What the exercise asks:
Retype each line of the material exactly, please, skipping any picture in it.

Data provided:
┄┄┄┄┄┄┄┄┄┄

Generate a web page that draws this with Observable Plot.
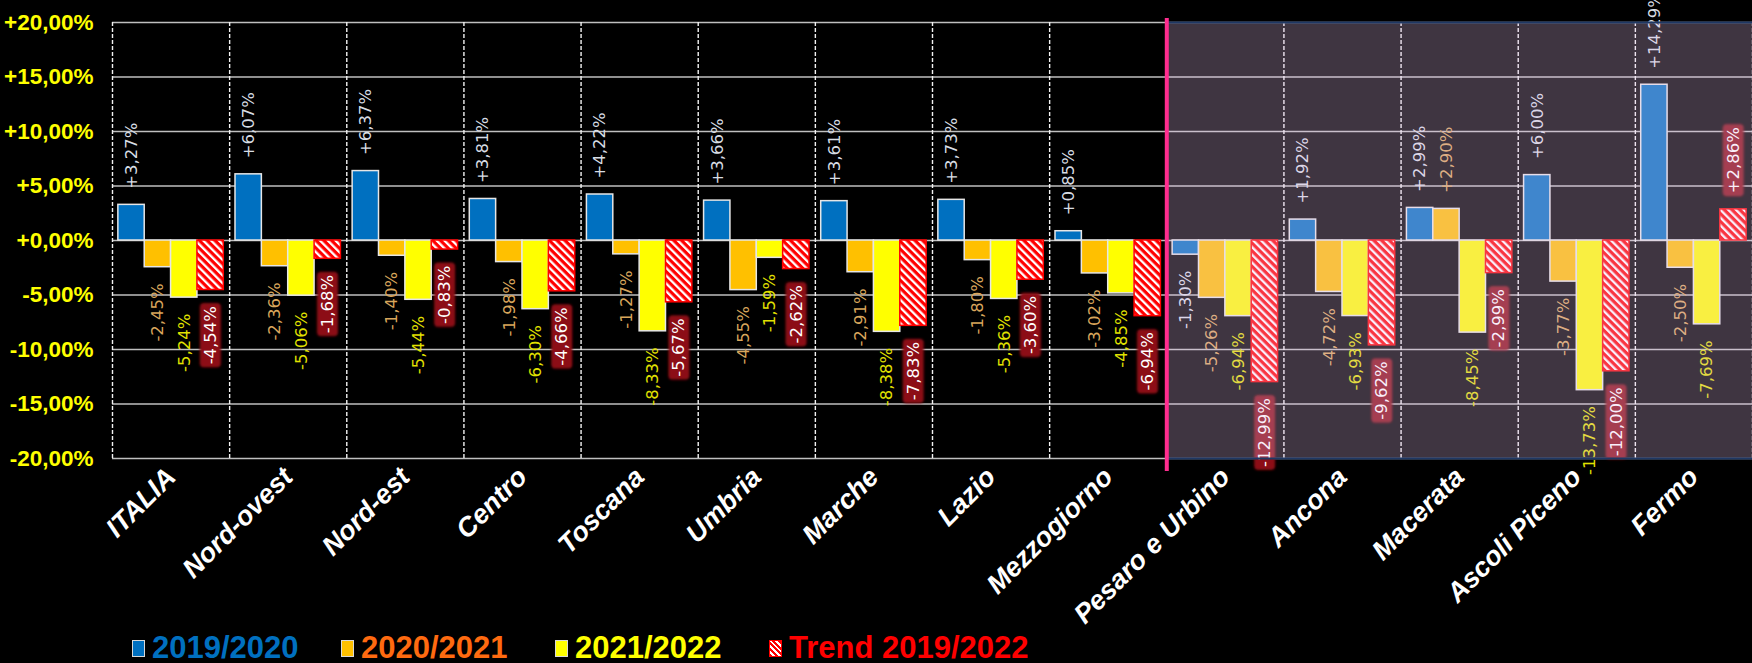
<!DOCTYPE html>
<html>
<head>
<meta charset="utf-8">
<script src="https://cdn.jsdelivr.net/npm/d3@7"></script>
<script src="https://cdn.jsdelivr.net/npm/@observablehq/plot@0.6"></script>
<style>
  html, body { margin: 0; padding: 0; background: #000; }
  body { width: 1752px; height: 663px; overflow: hidden; position: relative; }
  #chart svg { display: block; overflow: visible; }
  .legend-item { position: absolute; top: 628px; height: 40px; display: flex; align-items: center;
    font-family: "Liberation Sans Narrow", "Liberation Sans", sans-serif; font-weight: bold; font-size: 31px; white-space: nowrap; }
  .sw { display: inline-block; width: 11px; height: 15px; border: 1.5px solid #d9d9d9; margin-right: 7px; }
</style>
</head>
<body>
<div id="chart"></div>
<div id="legend"></div>
<script>
// ---- data ----
const categories = ["ITALIA", "Nord-ovest", "Nord-est", "Centro", "Toscana", "Umbria", "Marche", "Lazio",
  "Mezzogiorno", "Pesaro e Urbino", "Ancona", "Macerata", "Ascoli Piceno", "Fermo"];
const v2019_2020 = [3.27, 6.07, 6.37, 3.81, 4.22, 3.66, 3.61, 3.73, 0.85, -1.30, 1.92, 2.99, 6.00, 14.29];
const v2020_2021 = [-2.45, -2.36, -1.40, -1.98, -1.27, -4.55, -2.91, -1.80, -3.02, -5.26, -4.72, 2.90, -3.77, -2.50];
const v2021_2022 = [-5.24, -5.06, -5.44, -6.30, -8.33, -1.59, -8.38, -5.36, -4.85, -6.94, -6.93, -8.45, -13.73, -7.69];
const trend2019_2022 = [-4.54, -1.68, -0.83, -4.66, -5.67, -2.62, -7.83, -3.60, -6.94, -12.99, -9.62, -2.99, -12.00, 2.86];
const seriesNames = ["2019/2020", "2020/2021", "2021/2022", "Trend 2019/2022"];
const yTicks = [-20, -15, -10, -5, 0, 5, 10, 15, 20];
const provinceStartName = "Pesaro e Urbino";

// ---- styling ----
const seriesValues = [v2019_2020, v2020_2021, v2021_2022, trend2019_2022];
const barFills = ["#0070c0", "#ffc000", "#ffff00", "url(#hatch)"];
const barStrokes = ["#e6e6e6", "#e6e6e6", "#e6e6e6", "#ff0000"];
const labelColors = ["#d8dde4", "#d9a65c", "#e2e200", "#fffffe"];
const legendColors = ["#0070c0", "#ff6a10", "#ffff00", "#ff0000"];
const legendLefts = [132, 341, 555, 769];
const swatchBg = ["#0070c0", "#ffc000", "#ffff00",
  "repeating-linear-gradient(45deg, #ff0000 0 2px, #ffffff 2px 4px)"];

const rows = categories.flatMap((c, i) => seriesValues.map((vals, j) => ({i, j, category: c, series: seriesNames[j], value: vals[i]})));
const n = categories.length;
const split = categories.indexOf(provinceStartName);
const yDomain = [d3.min(yTicks), d3.max(yTicks)];
const lead = 0.05, slot = 0.225;
const bx1 = d => d.i + lead + d.j * slot;
const bx2 = d => bx1(d) + slot;
const bxc = d => bx1(d) + slot / 2;
const fmt = v => (v >= 0 ? "+" : "") + v.toFixed(2).replace(".", ",") + "%";
const labelFont = "DejaVu Sans, Verdana, sans-serif";

const marks = [
  Plot.ruleY(yTicks, {stroke: "#bfbfbf", strokeWidth: 1.6}),
  Plot.ruleX(d3.range(n + 1), {y1: yDomain[1], y2: yDomain[0], stroke: "#f2f2f2", strokeWidth: 1.4, strokeDasharray: "4,2"})
];
seriesNames.forEach((s, j) => {
  const data = rows.filter(d => d.j === j);
  marks.push(Plot.rect(data, {x1: bx1, x2: bx2, y1: 0, y2: "value", fill: barFills[j], stroke: barStrokes[j], strokeWidth: 1.5}));
});
seriesNames.forEach((s, j) => {
  const data = rows.filter(d => d.j === j);
  const common = {x: bxc, y: "value", text: d => fmt(d.value), rotate: -90, fill: labelColors[j],
    fontSize: 16.5, fontFamily: labelFont};
  marks.push(Plot.text(data.filter(d => d.value >= 0), {...common, textAnchor: "start", dy: -16}));
  marks.push(Plot.text(data.filter(d => d.value < 0), {...common, textAnchor: "end", dy: 16}));
});
marks.push(
  Plot.rect([0], {x1: split, x2: n, y1: yDomain[0], y2: yDomain[1], fill: "#e9c4f0", fillOpacity: 0.27}),
  Plot.ruleY(yDomain, {x1: split, x2: n, stroke: "#1f3864", strokeWidth: 2}),
  Plot.ruleX([split], {y1: yDomain[1], y2: yDomain[0], stroke: "#ff2d8f", strokeWidth: 4, insetTop: -4, insetBottom: -13}),
  Plot.axisY(yTicks, {tickFormat: fmt, tickSize: 0, tickPadding: 19, fontSize: 22.5, fontWeight: "bold",
    fontFamily: "Liberation Sans Narrow, Liberation Sans, sans-serif", fill: "#ffff00", label: null}),
  Plot.axisX(d3.range(n).map(i => i + 0.5), {tickFormat: d => categories[Math.floor(d)], tickRotate: -45, tickSize: 0,
    tickPadding: 14, fontSize: 27, fontWeight: "bold", fontStyle: "italic",
    fontFamily: "Liberation Sans, Arial, sans-serif", fill: "#ffffff", label: null})
);

const svg = Plot.plot({
  width: 1752, height: 615,
  marginLeft: 112, marginRight: 0, marginTop: 22, marginBottom: 157,
  x: {domain: [0, n]},
  y: {domain: yDomain},
  style: {background: "#000", color: "#fff", overflow: "visible"},
  marks
});

const defs = d3.select(svg).insert("defs", ":first-child");
const pat = defs.append("pattern").attr("id", "hatch").attr("patternUnits", "userSpaceOnUse")
  .attr("width", 5.5).attr("height", 5.5).attr("patternTransform", "rotate(-45)");
pat.append("rect").attr("width", 5.5).attr("height", 5.5).attr("fill", "#ff0000");
pat.append("rect").attr("width", 2.3).attr("height", 5.5).attr("fill", "#ffffff");
const glow = defs.append("filter").attr("id", "glow").attr("x", "-30%").attr("y", "-30%").attr("width", "160%").attr("height", "160%");
glow.append("feGaussianBlur").attr("stdDeviation", 1.3);
document.getElementById("chart").appendChild(svg);

// dark red rounded boxes behind the trend labels
const trendTexts = [];
svg.querySelectorAll("text").forEach(t => {
  const f = (t.getAttribute("fill") || (t.parentNode && t.parentNode.getAttribute("fill")) || "").toLowerCase();
  if (f === "#fffffe") trendTexts.push(t);
});
trendTexts.forEach(t => {
  const b = t.getBBox();
  const r = document.createElementNS("http://www.w3.org/2000/svg", "rect");
  r.setAttribute("x", b.x - 3);
  r.setAttribute("y", b.y - 1);
  r.setAttribute("width", b.width + 6);
  r.setAttribute("height", b.height + 2);
  r.setAttribute("rx", 4);
  r.setAttribute("fill", "#8c0a12");
  r.setAttribute("filter", "url(#glow)");
  const tr = t.getAttribute("transform");
  if (tr) r.setAttribute("transform", tr);
  t.parentNode.insertBefore(r, t);
});

const legend = document.getElementById("legend");
seriesNames.forEach((s, j) => {
  const item = document.createElement("div");
  item.className = "legend-item";
  item.style.left = legendLefts[j] + "px";
  item.style.color = legendColors[j];
  const sw = document.createElement("span");
  sw.className = "sw";
  sw.style.background = swatchBg[j];
  if (j === 3) sw.style.borderColor = "#ff0000";
  item.appendChild(sw);
  item.appendChild(document.createTextNode(s));
  legend.appendChild(item);
});
</script>
</body>
</html>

┄┄┄┄┄┄┄┄┄┄

Worked answer:
Generate a web page that draws this with Observable Plot.
<!DOCTYPE html>
<html>
<head>
<meta charset="utf-8">
<script src="https://cdn.jsdelivr.net/npm/d3@7"></script>
<script src="https://cdn.jsdelivr.net/npm/@observablehq/plot@0.6"></script>
<style>
  html, body { margin: 0; padding: 0; background: #000; }
  body { width: 1752px; height: 663px; overflow: hidden; position: relative; }
  #chart svg { display: block; overflow: visible; }
  .legend-item { position: absolute; top: 628px; height: 40px; display: flex; align-items: center;
    font-family: "Liberation Sans Narrow", "Liberation Sans", sans-serif; font-weight: bold; font-size: 31px; white-space: nowrap; }
  .sw { display: inline-block; width: 11px; height: 15px; border: 1.5px solid #d9d9d9; margin-right: 7px; }
</style>
</head>
<body>
<div id="chart"></div>
<div id="legend"></div>
<script>
// ---- data ----
const categories = ["ITALIA", "Nord-ovest", "Nord-est", "Centro", "Toscana", "Umbria", "Marche", "Lazio",
  "Mezzogiorno", "Pesaro e Urbino", "Ancona", "Macerata", "Ascoli Piceno", "Fermo"];
const v2019_2020 = [3.27, 6.07, 6.37, 3.81, 4.22, 3.66, 3.61, 3.73, 0.85, -1.30, 1.92, 2.99, 6.00, 14.29];
const v2020_2021 = [-2.45, -2.36, -1.40, -1.98, -1.27, -4.55, -2.91, -1.80, -3.02, -5.26, -4.72, 2.90, -3.77, -2.50];
const v2021_2022 = [-5.24, -5.06, -5.44, -6.30, -8.33, -1.59, -8.38, -5.36, -4.85, -6.94, -6.93, -8.45, -13.73, -7.69];
const trend2019_2022 = [-4.54, -1.68, -0.83, -4.66, -5.67, -2.62, -7.83, -3.60, -6.94, -12.99, -9.62, -2.99, -12.00, 2.86];
const seriesNames = ["2019/2020", "2020/2021", "2021/2022", "Trend 2019/2022"];
const yTicks = [-20, -15, -10, -5, 0, 5, 10, 15, 20];
const provinceStartName = "Pesaro e Urbino";

// ---- styling ----
const seriesValues = [v2019_2020, v2020_2021, v2021_2022, trend2019_2022];
const barFills = ["#0070c0", "#ffc000", "#ffff00", "url(#hatch)"];
const barStrokes = ["#e6e6e6", "#e6e6e6", "#e6e6e6", "#ff0000"];
const labelColors = ["#d8dde4", "#d9a65c", "#e2e200", "#fffffe"];
const legendColors = ["#0070c0", "#ff6a10", "#ffff00", "#ff0000"];
const legendLefts = [132, 341, 555, 769];
const swatchBg = ["#0070c0", "#ffc000", "#ffff00",
  "repeating-linear-gradient(45deg, #ff0000 0 2px, #ffffff 2px 4px)"];

const rows = categories.flatMap((c, i) => seriesValues.map((vals, j) => ({i, j, category: c, series: seriesNames[j], value: vals[i]})));
const n = categories.length;
const split = categories.indexOf(provinceStartName);
const yDomain = [d3.min(yTicks), d3.max(yTicks)];
const lead = 0.05, slot = 0.225;
const bx1 = d => d.i + lead + d.j * slot;
const bx2 = d => bx1(d) + slot;
const bxc = d => bx1(d) + slot / 2;
const fmt = v => (v >= 0 ? "+" : "") + v.toFixed(2).replace(".", ",") + "%";
const labelFont = "DejaVu Sans, Verdana, sans-serif";

const marks = [
  Plot.ruleY(yTicks, {stroke: "#bfbfbf", strokeWidth: 1.6}),
  Plot.ruleX(d3.range(n + 1), {y1: yDomain[1], y2: yDomain[0], stroke: "#f2f2f2", strokeWidth: 1.4, strokeDasharray: "4,2"})
];
seriesNames.forEach((s, j) => {
  const data = rows.filter(d => d.j === j);
  marks.push(Plot.rect(data, {x1: bx1, x2: bx2, y1: 0, y2: "value", fill: barFills[j], stroke: barStrokes[j], strokeWidth: 1.5}));
});
seriesNames.forEach((s, j) => {
  const data = rows.filter(d => d.j === j);
  const common = {x: bxc, y: "value", text: d => fmt(d.value), rotate: -90, fill: labelColors[j],
    fontSize: 16.5, fontFamily: labelFont};
  marks.push(Plot.text(data.filter(d => d.value >= 0), {...common, textAnchor: "start", dy: -16}));
  marks.push(Plot.text(data.filter(d => d.value < 0), {...common, textAnchor: "end", dy: 16}));
});
marks.push(
  Plot.rect([0], {x1: split, x2: n, y1: yDomain[0], y2: yDomain[1], fill: "#e9c4f0", fillOpacity: 0.27}),
  Plot.ruleY(yDomain, {x1: split, x2: n, stroke: "#1f3864", strokeWidth: 2}),
  Plot.ruleX([split], {y1: yDomain[1], y2: yDomain[0], stroke: "#ff2d8f", strokeWidth: 4, insetTop: -4, insetBottom: -13}),
  Plot.axisY(yTicks, {tickFormat: fmt, tickSize: 0, tickPadding: 19, fontSize: 22.5, fontWeight: "bold",
    fontFamily: "Liberation Sans Narrow, Liberation Sans, sans-serif", fill: "#ffff00", label: null}),
  Plot.axisX(d3.range(n).map(i => i + 0.5), {tickFormat: d => categories[Math.floor(d)], tickRotate: -45, tickSize: 0,
    tickPadding: 14, fontSize: 27, fontWeight: "bold", fontStyle: "italic",
    fontFamily: "Liberation Sans, Arial, sans-serif", fill: "#ffffff", label: null})
);

const svg = Plot.plot({
  width: 1752, height: 615,
  marginLeft: 112, marginRight: 0, marginTop: 22, marginBottom: 157,
  x: {domain: [0, n]},
  y: {domain: yDomain},
  style: {background: "#000", color: "#fff", overflow: "visible"},
  marks
});

const defs = d3.select(svg).insert("defs", ":first-child");
const pat = defs.append("pattern").attr("id", "hatch").attr("patternUnits", "userSpaceOnUse")
  .attr("width", 5.5).attr("height", 5.5).attr("patternTransform", "rotate(-45)");
pat.append("rect").attr("width", 5.5).attr("height", 5.5).attr("fill", "#ff0000");
pat.append("rect").attr("width", 2.3).attr("height", 5.5).attr("fill", "#ffffff");
const glow = defs.append("filter").attr("id", "glow").attr("x", "-30%").attr("y", "-30%").attr("width", "160%").attr("height", "160%");
glow.append("feGaussianBlur").attr("stdDeviation", 1.3);
document.getElementById("chart").appendChild(svg);

// dark red rounded boxes behind the trend labels
const trendTexts = [];
svg.querySelectorAll("text").forEach(t => {
  const f = (t.getAttribute("fill") || (t.parentNode && t.parentNode.getAttribute("fill")) || "").toLowerCase();
  if (f === "#fffffe") trendTexts.push(t);
});
trendTexts.forEach(t => {
  const b = t.getBBox();
  const r = document.createElementNS("http://www.w3.org/2000/svg", "rect");
  r.setAttribute("x", b.x - 3);
  r.setAttribute("y", b.y - 1);
  r.setAttribute("width", b.width + 6);
  r.setAttribute("height", b.height + 2);
  r.setAttribute("rx", 4);
  r.setAttribute("fill", "#8c0a12");
  r.setAttribute("filter", "url(#glow)");
  const tr = t.getAttribute("transform");
  if (tr) r.setAttribute("transform", tr);
  t.parentNode.insertBefore(r, t);
});

const legend = document.getElementById("legend");
seriesNames.forEach((s, j) => {
  const item = document.createElement("div");
  item.className = "legend-item";
  item.style.left = legendLefts[j] + "px";
  item.style.color = legendColors[j];
  const sw = document.createElement("span");
  sw.className = "sw";
  sw.style.background = swatchBg[j];
  if (j === 3) sw.style.borderColor = "#ff0000";
  item.appendChild(sw);
  item.appendChild(document.createTextNode(s));
  legend.appendChild(item);
});
</script>
</body>
</html>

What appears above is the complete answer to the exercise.